Secondo quanto appreso dal sito Debka, legato all’intelligence israeliana, le forze speciali francesi si sono trasferite in due basi statunitensi su suolo siriano: Manbij e Remelin. E mentre il presidente degli Stati Uniti diceva di voler ritirare rapidamente le truppe Usa dalla Siria, il Pentagono ha inviato in tutta fretta i marines per bloccare ogni tentativo di assedio da parte della Turchia. “Gli ingegneri militari statunitensi stanno anche costruendo una nuova struttura nel minuscolo villaggio di Dadat, a 8 km a est del fiume Sajur, come base per la nuova linea di difesa degli Stati Uniti” riporta il sito israeliano.

Tra domenica e lunedì 1 e 2 aprile, le forze francesi si sono trasferite nella Siria settentrionale. Le truppe di terra sono arrivate a Manbij per unirsi ai marines statunitensi. Gli aerei e gli elicotteri sono invece atterrati a Remelin, per fornire supporto aereo ai contingenti statunitensi e francesi di terra.

La mossa rientra perfettamente nella sinergia nata tra Macron e Trump. Il presidente Usa vuole una riduzione dell’impegno militare in Siria. E questo nonostante la furia dei generali che lo circondano. Il presidente francese, dall’altra parte, smania per mostrarsi come unico leader europeo protagonista in Siria. Macron ha dichiarato che vuole collaborare con i curdi per mettere in sicurezza l’area da un possibile risorgere dell’Isis. Ma il motivo sembra essere molto più ampio: inserirsi nel complesso gioco per il futuro della regione. Da una parte fermando le mire espansionistiche di Erdogan, dall’altra osservando da vicino l’evoluzione del conflitto in Siria. Il tutto, val bene ricordarlo, nel territorio di uno Stato che è, formalmente, invaso.
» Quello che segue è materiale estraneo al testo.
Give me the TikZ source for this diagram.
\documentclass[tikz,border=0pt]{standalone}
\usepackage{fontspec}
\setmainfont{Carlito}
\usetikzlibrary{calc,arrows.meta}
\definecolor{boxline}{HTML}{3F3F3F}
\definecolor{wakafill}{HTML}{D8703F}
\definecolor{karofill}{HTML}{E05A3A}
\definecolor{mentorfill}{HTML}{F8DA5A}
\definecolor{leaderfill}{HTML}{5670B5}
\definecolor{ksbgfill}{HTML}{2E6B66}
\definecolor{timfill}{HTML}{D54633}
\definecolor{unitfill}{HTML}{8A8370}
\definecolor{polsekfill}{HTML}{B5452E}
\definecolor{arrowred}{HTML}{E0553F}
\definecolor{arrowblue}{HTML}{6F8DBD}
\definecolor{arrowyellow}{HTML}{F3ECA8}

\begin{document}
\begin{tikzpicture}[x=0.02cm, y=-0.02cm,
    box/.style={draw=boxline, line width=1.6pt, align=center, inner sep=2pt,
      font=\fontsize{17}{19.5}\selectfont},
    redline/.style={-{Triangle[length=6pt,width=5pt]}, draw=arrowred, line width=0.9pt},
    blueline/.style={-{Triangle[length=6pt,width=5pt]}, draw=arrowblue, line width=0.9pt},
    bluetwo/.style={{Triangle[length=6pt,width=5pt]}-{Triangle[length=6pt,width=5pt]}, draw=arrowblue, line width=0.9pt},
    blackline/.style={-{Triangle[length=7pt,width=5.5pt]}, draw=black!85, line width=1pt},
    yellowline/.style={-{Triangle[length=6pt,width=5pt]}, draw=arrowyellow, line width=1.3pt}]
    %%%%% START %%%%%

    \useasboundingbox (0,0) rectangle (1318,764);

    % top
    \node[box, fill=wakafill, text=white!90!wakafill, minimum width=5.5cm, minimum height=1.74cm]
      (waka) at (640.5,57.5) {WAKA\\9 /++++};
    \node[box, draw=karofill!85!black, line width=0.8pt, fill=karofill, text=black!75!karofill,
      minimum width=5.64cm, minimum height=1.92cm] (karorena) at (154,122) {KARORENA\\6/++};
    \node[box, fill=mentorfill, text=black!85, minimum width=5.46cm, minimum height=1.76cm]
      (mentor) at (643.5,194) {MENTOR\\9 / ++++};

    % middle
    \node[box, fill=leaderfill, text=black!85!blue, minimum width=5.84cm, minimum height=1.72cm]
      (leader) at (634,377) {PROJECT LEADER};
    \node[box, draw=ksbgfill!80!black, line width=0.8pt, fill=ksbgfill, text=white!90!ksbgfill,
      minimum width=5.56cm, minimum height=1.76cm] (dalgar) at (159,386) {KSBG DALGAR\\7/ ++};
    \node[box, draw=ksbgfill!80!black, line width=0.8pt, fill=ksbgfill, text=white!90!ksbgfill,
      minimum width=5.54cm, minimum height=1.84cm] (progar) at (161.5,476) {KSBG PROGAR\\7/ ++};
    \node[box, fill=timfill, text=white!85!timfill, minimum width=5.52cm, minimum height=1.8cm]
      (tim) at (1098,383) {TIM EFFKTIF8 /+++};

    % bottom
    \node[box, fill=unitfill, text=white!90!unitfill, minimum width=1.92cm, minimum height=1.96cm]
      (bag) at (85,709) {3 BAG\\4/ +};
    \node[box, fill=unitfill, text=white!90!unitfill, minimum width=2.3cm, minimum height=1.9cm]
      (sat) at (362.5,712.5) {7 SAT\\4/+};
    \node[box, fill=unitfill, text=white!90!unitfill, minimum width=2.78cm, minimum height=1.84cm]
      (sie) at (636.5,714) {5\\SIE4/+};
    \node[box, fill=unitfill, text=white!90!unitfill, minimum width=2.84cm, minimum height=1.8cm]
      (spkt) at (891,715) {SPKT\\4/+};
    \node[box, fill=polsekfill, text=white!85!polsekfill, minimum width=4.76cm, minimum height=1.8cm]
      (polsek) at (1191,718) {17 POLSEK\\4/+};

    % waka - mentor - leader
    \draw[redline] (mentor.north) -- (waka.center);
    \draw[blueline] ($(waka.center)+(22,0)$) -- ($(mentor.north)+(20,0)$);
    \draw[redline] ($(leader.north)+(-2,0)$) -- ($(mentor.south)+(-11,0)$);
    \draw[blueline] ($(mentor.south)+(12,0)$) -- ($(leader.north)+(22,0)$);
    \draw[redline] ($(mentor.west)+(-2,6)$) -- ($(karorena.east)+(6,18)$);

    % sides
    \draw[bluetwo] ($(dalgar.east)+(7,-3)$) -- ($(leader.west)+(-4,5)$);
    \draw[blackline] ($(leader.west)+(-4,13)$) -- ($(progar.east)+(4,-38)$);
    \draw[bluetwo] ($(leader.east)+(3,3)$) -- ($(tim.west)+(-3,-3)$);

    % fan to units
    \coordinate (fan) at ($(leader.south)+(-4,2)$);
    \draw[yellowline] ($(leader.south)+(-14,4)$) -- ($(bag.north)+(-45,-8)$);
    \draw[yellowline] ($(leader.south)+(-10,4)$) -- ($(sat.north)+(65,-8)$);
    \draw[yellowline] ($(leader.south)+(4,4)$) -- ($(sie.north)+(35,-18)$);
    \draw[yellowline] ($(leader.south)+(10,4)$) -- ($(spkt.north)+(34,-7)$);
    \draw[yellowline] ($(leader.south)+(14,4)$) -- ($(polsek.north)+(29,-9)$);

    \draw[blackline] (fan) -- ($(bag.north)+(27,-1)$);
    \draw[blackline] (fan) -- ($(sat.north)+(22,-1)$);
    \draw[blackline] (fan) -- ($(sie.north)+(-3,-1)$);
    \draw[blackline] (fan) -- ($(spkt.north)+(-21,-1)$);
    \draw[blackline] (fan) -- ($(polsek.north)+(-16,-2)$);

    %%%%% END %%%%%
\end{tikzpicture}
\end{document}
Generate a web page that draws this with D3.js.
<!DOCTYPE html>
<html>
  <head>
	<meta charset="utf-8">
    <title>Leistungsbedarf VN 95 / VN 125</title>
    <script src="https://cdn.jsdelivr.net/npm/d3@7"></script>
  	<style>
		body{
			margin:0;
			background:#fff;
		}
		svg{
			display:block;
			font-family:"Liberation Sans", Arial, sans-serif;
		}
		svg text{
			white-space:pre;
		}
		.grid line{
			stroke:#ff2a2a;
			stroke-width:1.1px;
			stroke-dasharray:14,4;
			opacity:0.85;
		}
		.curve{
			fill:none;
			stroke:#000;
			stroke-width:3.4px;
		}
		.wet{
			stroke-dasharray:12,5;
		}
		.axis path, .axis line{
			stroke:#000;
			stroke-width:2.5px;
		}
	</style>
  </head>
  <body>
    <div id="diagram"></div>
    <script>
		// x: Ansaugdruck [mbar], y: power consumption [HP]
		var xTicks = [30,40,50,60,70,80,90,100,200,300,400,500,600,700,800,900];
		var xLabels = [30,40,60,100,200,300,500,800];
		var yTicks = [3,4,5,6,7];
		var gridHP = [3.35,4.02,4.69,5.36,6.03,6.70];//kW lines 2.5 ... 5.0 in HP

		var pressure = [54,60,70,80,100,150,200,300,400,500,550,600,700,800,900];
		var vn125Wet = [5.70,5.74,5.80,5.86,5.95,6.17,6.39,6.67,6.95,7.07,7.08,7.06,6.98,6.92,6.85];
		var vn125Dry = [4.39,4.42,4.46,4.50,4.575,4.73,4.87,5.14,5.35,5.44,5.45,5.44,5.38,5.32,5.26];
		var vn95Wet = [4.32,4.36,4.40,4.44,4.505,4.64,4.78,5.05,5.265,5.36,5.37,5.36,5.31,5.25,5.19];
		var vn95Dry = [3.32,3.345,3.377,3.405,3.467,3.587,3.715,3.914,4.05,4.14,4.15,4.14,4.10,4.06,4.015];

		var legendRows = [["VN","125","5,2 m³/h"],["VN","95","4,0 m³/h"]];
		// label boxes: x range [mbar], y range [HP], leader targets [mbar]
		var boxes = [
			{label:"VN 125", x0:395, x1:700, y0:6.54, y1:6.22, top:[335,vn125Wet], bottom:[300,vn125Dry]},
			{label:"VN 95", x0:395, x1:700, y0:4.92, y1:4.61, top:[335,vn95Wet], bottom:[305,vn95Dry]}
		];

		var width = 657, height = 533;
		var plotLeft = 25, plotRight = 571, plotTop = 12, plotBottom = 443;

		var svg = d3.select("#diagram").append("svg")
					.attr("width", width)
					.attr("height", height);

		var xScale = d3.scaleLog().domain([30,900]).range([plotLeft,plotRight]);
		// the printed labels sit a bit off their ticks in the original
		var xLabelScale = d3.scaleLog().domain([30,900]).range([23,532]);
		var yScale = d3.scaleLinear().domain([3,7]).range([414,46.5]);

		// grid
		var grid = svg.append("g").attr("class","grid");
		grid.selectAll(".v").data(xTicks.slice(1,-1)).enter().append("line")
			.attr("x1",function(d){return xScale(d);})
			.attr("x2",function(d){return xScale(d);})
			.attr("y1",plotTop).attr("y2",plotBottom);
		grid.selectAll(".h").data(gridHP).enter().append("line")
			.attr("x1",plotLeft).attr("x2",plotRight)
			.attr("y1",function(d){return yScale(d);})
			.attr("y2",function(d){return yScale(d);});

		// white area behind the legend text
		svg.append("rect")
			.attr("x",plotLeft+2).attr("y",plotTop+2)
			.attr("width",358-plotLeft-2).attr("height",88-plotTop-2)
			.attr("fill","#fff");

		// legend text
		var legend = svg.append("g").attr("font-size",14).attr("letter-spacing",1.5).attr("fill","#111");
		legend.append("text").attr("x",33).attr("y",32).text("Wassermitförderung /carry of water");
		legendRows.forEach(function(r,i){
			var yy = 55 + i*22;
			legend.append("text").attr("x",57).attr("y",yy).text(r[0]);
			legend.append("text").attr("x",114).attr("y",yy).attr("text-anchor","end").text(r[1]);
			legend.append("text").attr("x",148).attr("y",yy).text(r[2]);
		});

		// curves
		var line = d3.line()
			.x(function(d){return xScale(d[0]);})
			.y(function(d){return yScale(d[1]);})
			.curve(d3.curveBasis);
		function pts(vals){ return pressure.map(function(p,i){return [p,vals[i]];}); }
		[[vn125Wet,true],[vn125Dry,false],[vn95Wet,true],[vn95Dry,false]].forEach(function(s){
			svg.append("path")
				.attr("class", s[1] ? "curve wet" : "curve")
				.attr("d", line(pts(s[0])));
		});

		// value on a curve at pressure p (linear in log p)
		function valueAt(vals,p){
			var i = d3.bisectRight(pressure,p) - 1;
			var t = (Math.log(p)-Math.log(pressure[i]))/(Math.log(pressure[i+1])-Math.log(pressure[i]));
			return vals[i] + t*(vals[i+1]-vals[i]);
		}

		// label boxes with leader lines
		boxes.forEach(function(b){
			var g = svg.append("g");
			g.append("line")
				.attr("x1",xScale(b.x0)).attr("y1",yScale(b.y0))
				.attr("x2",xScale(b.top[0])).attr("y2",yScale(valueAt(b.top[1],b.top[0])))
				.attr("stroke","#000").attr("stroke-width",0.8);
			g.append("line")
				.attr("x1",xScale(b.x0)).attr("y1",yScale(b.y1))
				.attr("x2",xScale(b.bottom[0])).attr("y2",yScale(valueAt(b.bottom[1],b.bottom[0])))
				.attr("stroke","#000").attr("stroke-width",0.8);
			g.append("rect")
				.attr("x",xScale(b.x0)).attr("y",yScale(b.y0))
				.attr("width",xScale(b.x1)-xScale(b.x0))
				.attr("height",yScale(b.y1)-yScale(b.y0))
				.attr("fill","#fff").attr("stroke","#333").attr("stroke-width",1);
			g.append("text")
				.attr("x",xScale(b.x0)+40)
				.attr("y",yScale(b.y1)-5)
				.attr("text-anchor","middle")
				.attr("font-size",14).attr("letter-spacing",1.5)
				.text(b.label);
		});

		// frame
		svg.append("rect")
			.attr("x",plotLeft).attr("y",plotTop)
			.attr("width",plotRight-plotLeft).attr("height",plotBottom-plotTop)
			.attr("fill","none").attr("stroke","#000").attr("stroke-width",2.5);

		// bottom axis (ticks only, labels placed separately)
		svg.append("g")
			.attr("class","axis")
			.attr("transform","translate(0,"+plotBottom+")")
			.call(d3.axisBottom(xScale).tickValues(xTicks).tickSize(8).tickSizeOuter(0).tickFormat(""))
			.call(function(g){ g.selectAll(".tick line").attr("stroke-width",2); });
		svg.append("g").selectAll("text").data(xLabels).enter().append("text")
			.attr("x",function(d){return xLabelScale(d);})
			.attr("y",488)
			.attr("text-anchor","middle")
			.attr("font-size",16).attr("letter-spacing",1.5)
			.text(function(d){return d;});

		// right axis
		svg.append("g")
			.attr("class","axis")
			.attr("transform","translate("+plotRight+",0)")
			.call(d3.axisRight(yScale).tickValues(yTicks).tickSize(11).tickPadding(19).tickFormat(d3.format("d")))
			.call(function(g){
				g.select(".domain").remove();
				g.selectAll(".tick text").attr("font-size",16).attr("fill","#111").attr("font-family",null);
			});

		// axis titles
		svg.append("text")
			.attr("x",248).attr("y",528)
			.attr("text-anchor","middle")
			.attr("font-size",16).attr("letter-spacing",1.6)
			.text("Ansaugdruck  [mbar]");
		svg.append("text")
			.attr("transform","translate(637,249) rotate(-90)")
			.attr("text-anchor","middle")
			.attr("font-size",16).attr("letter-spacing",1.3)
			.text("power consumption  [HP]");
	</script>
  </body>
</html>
Macron e Trump discutono di una risposta contro Damasco

Donald Trump ed Emmanuel Macron hanno deciso per una “forte risposta unita” al presunto attacco chimico a Douma. I due leader “si sono scambiati le informazioni e le analisi sull’attacco che confermano l’uso di armi chimiche”, ha scritto l’Eliseo in una nota. I due leader hanno stabilito “di coordinare le loro azioni ed iniziative” al Consiglio di Sicurezza che si riunirà oggi. Intanto, la Francia nega, al pari degli Usa, un coinvolgimento nell’attacco missilistico alla base siriana T-4, vicino Homs.